Release Date: November 5, 1973
Produced by Mike Appel and Jim Cretecos
Side One: The E Street Shuffle; 4th of July Ashbury Park (Sandy); Kitty's Back; Wild Billy's Circus Story
Side Two: Incident on 57th Street; Rosalita (Come Out Tonight); New York City Serenade
Bruce Springsteen's sophomore record The Wild, the Innocent, & the E Street Band built upon the homespun sound of his debut Greetings from Ashbury Park.

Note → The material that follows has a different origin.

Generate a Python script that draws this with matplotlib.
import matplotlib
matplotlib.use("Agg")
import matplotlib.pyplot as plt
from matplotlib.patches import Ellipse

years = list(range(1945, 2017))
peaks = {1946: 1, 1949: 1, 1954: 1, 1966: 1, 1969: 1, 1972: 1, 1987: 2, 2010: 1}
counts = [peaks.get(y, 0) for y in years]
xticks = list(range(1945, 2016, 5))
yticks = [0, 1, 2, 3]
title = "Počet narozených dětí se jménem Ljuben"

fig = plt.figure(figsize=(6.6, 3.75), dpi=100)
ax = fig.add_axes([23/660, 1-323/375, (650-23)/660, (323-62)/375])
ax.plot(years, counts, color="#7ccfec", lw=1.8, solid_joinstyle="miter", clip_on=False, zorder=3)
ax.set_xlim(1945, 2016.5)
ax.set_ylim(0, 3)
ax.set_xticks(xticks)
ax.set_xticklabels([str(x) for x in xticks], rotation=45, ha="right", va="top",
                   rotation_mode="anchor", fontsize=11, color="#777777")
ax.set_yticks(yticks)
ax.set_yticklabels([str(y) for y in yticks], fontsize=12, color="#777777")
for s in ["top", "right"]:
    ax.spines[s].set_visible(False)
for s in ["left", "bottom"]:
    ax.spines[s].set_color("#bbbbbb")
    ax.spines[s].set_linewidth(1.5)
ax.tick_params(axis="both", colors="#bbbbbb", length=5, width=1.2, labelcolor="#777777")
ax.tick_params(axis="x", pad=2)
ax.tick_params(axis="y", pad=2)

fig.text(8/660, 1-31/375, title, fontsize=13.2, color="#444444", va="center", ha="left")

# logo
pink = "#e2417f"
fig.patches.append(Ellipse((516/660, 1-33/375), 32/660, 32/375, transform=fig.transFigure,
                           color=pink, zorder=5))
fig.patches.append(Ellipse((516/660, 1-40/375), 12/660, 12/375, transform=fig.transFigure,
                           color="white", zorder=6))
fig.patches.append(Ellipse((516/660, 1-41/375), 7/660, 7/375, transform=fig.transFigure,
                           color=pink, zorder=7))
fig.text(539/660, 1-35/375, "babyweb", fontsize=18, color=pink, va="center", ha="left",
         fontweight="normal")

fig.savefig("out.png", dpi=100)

"The E Street Shuffle" is lyrically similar to the New Jersey scenes on the first record, a celebratory opener full of consequence. "4th of July Ashbury Park" paints a portrait of a specific moment in time of the Jersey shore, cinematic in its scope with its heightened reality, even sounding archaic with references to "greasers" and "factory girls". The song is addressed to Sandy to whom the singer is confessing a heartbreak, and expressing a sense of time passing that will never return, at least for him. "Kitty's Back" is a bittersweet farewell to another legendary figure who enraptured the imagination of many in an ambitious composition moving from folk, R&B, and gospel. "Wild Billy's Circus Story" eulogizes a traveling circus in a curious hybrid of Dylan and Bradbury.

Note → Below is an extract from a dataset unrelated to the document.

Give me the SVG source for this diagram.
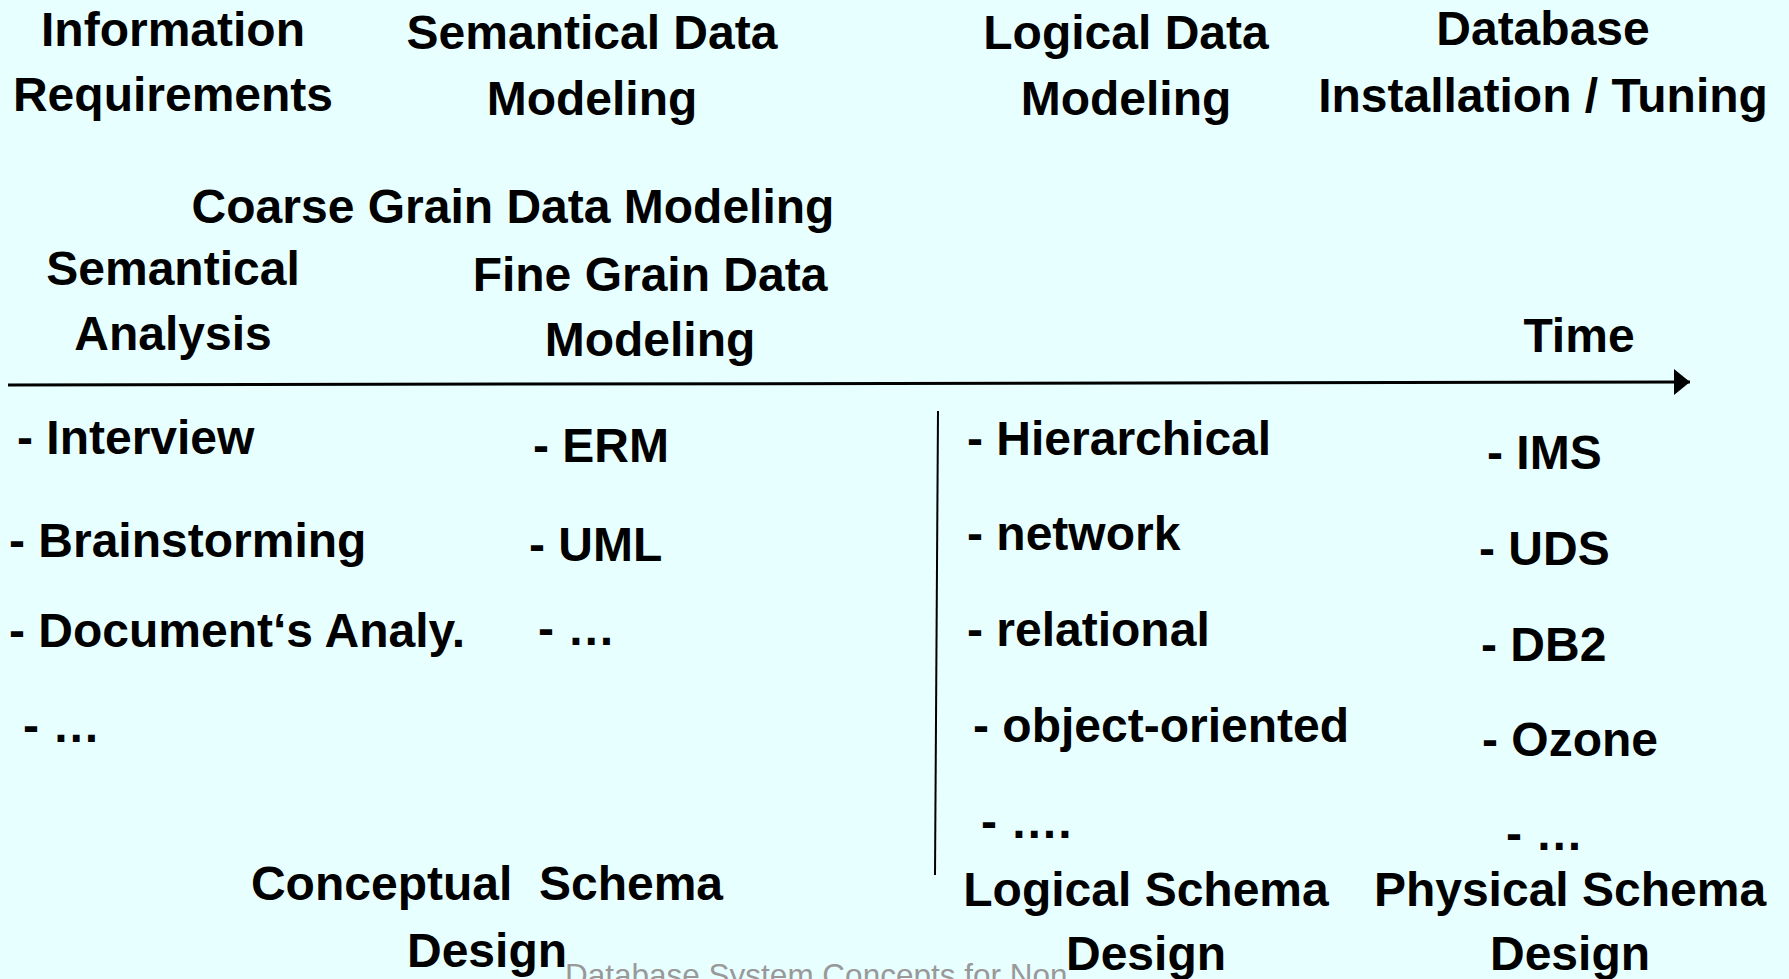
<svg xmlns="http://www.w3.org/2000/svg" width="1789" height="979" viewBox="0 0 1789 979">
<defs>
<style>
.t{font-family:"Liberation Sans",Arial,sans-serif;font-weight:bold;font-size:48px;fill:#000}
.c{text-anchor:middle}
.f{font-family:"Liberation Sans",Arial,sans-serif;font-size:31.5px;fill:#999}
.ln{stroke:#000;fill:none}
</style>
<marker id="ah" markerWidth="16" markerHeight="26" refX="16" refY="13" orient="auto" markerUnits="userSpaceOnUse">
<path d="M0,0 L16,13 L0,26 Z" fill="#000"/>
</marker>
</defs>
<rect width="1789" height="979" fill="#E8FFFF"/>
<text class="f" x="565" y="986">Database System Concepts for Non</text>
<g id="connectors">
<line class="ln" x1="8" y1="385" x2="1690" y2="382" stroke-width="3" marker-end="url(#ah)"/>
<line class="ln" x1="938" y1="411" x2="935" y2="875" stroke-width="2"/>
</g>
<g id="information-requirements"><text class="t c" x="173" y="46">Information</text><text class="t c" x="173" y="111">Requirements</text></g>
<g id="semantical-data-modeling"><text class="t c" x="592" y="49">Semantical Data</text><text class="t c" x="592" y="115">Modeling</text></g>
<g id="logical-data-modeling"><text class="t c" x="1126" y="49">Logical Data</text><text class="t c" x="1126" y="115">Modeling</text></g>
<g id="database-installation"><text class="t c" x="1543" y="45">Database</text><text class="t c" x="1543" y="112">Installation / Tuning</text></g>
<g id="coarse-grain"><text class="t c" x="513" y="223">Coarse Grain Data Modeling</text></g>
<g id="semantical-analysis"><text class="t c" x="173" y="285">Semantical</text><text class="t c" x="173" y="350">Analysis</text></g>
<g id="fine-grain"><text class="t c" x="650" y="291">Fine Grain Data</text><text class="t c" x="650" y="356">Modeling</text></g>
<g id="time"><text class="t c" x="1579" y="352">Time</text></g>
<g id="analysis-methods">
<text class="t" x="17" y="454">- Interview</text>
<text class="t" x="9" y="557">- Brainstorming</text>
<text class="t" x="9" y="647">- Document‘s Analy.</text>
<text class="t" x="23" y="742">- …</text>
</g>
<g id="semantic-models">
<text class="t" x="533" y="462">- ERM</text>
<text class="t" x="529" y="561">- UML</text>
<text class="t" x="538" y="645">- …</text>
</g>
<g id="logical-models">
<text class="t" x="967" y="455">- Hierarchical</text>
<text class="t" x="967" y="550">- network</text>
<text class="t" x="967" y="646">- relational</text>
<text class="t" x="973" y="742">- object-oriented</text>
<text class="t" x="981" y="838">- ….</text>
</g>
<g id="physical-systems">
<text class="t" x="1487" y="469">- IMS</text>
<text class="t" x="1479" y="565">- UDS</text>
<text class="t" x="1481" y="661">- DB2</text>
<text class="t" x="1482" y="756">- Ozone</text>
<text class="t" x="1506" y="850">- …</text>
</g>
<g id="conceptual-schema-design"><text class="t c" x="487" y="900" xml:space="preserve">Conceptual  Schema</text><text class="t c" x="487" y="967">Design</text></g>
<g id="logical-schema-design"><text class="t c" x="1146" y="906">Logical Schema</text><text class="t c" x="1146" y="970">Design</text></g>
<g id="physical-schema-design"><text class="t c" x="1570" y="906">Physical Schema</text><text class="t c" x="1570" y="970">Design</text></g>
</svg>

Side two featured three 7+ minute epics critics often cite as Springsteen emerging as one of the great American songwriters. "Incident on 57th Street" tells a sprawling tragic love story of "Spanish Johnny" and "Puerto Rican Jane." The theatricality of the song would continues through Springsteen's work during the 1970s. "Rosalita (Come Out Tonight) is similar in sentiment, with Bruce switching to the first-person perspective. A standout from his early live shows, certain to send the audience out on a high note. "New York City Serenade" is the most abstract lyrically, more kaleidoscopic, and musically the most adventurous.
While the record sold moderately, critical notices were strong, and it got a lot airplay in the Northeast. It's easy to view Wild & Innocent as mere prelude to Born to Run, but the album stands on its own with its sprawling romanticism and swashbuckling theatrics, one's left with no doubt Bruce and the band left it all on the record.